Many of the victims had suffered a traumatic loss. Two victims identified by The Palm Beach Post, author Jude Deveraux and another woman were defrauded of $20 million and $1 million, respectively. Deveraux believed the money would be returned after it was "cleansed". The single victim of Vivian Marks identified by the Sun-Sentinel was defrauded of $180,000 which he was told would go to charity work in Africa. Another victim was told that her money had burned in the September 11 attacks. A victim who had been hearing voices in his head was told by Cynthia Miller that she would speak with Michael the Archangel who she said told her the victim needed to sacrifice gold coins. This victim turned $400,000 in gold coins over to Miller. A family curse that could be cured only by the "cleansing" of money and valuables was a scenario frequently employed by the Marks family.
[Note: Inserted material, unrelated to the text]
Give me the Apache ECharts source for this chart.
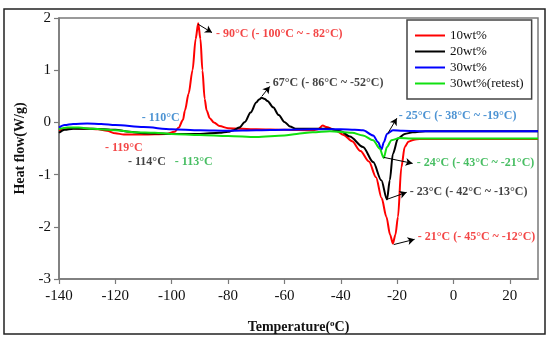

Victims included a female US Naval Academy graduate, an English attorney and other highly educated men and women with executive positions.

Michael Vasquez wrote in the Miami Herald that the indictment included the following examples of the methods used by Marks and her family:
- Marks told one client she had a "gift from God" and would provide him divinely inspired direction if he gave her money as a sacrifice that Marks would pray over and later return.
- Nancy Marks told a woman she had been cursed in a prior life and to get rid of the curse a temporary sacrifice of money was needed which would be returned three times over after being set aside for a curse-killing prayer.
- After making a deposit on an expensive watch, Nancy Marks had a client pay off the balance promising to return it after using it to "turn back time and bring love back" to the client. The client received only the empty box.